You then joined Whitesnake…
“That was a very different environment. The dynamics as a band in Whitesnake were very different than with. With Whitesnake it was wonderful, those guys were wonderful, I enjoyed that process quite a bit too.”
What did you do when grunge killed everything fun in rock and metal?
“I knew in the '80s just instinctively that genres and trends come and go and there was no way to sustain that rock stardom of those bands I was in, and I didn't really want to, because for me, when that was done and I put it on the shelf in my mind, then I was prepared to become the composer and guitar player that I always wanted to be in my head. From then on it didn't matter to me what was happening trend-wise. I was getting hit very hard by critics for not only the way I played but the kind of music. You can't compare it to anything!”

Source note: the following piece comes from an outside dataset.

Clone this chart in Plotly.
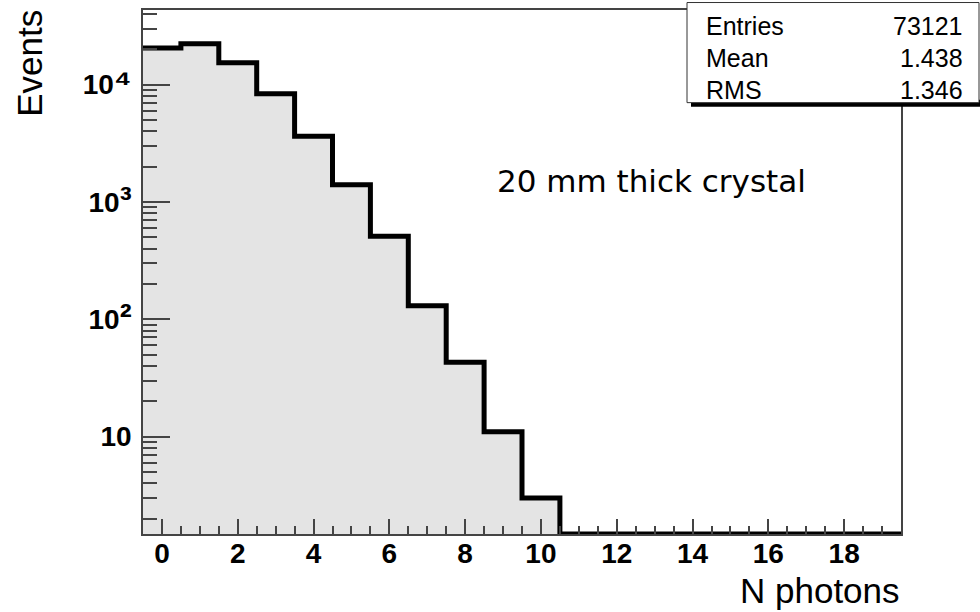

It's interesting that the critics panic...
"It's a knee-jerk reaction. And here's the thing that I also knew instinctively. History doesn't remember the transitions in the trends. History doesn't look back at the time The Beatles were considered old, or that Elvis style was considered old. There was that transition period between classical ages where composers was considered passe, gone and whatever and 'you don't wanna play that stuff anymore'. But when you look back, history doesn't remember any of those things, they see the greatness for the contribution, and I know that I stuck to my guns through all these years and all the trends, and when people look at 'Passion and Warfare' or any of my records, I don't think in the future they will think 'shred died' or 'virtuoso guitar playing died'. They're just gonna see each genre as the contribution that each person made. And I'm feeling it now, because the '90s came and went and I got the living shit beat out of me and I was the poster boy for everything that sucked about great guitar playing. And history doesn't remember that. Now it's like 'we're talking to Steve Vai who was one of the guitar innovators of the 90s that created this whole genre; the 7-string guitar that most of heavy metal was based on for a whole period."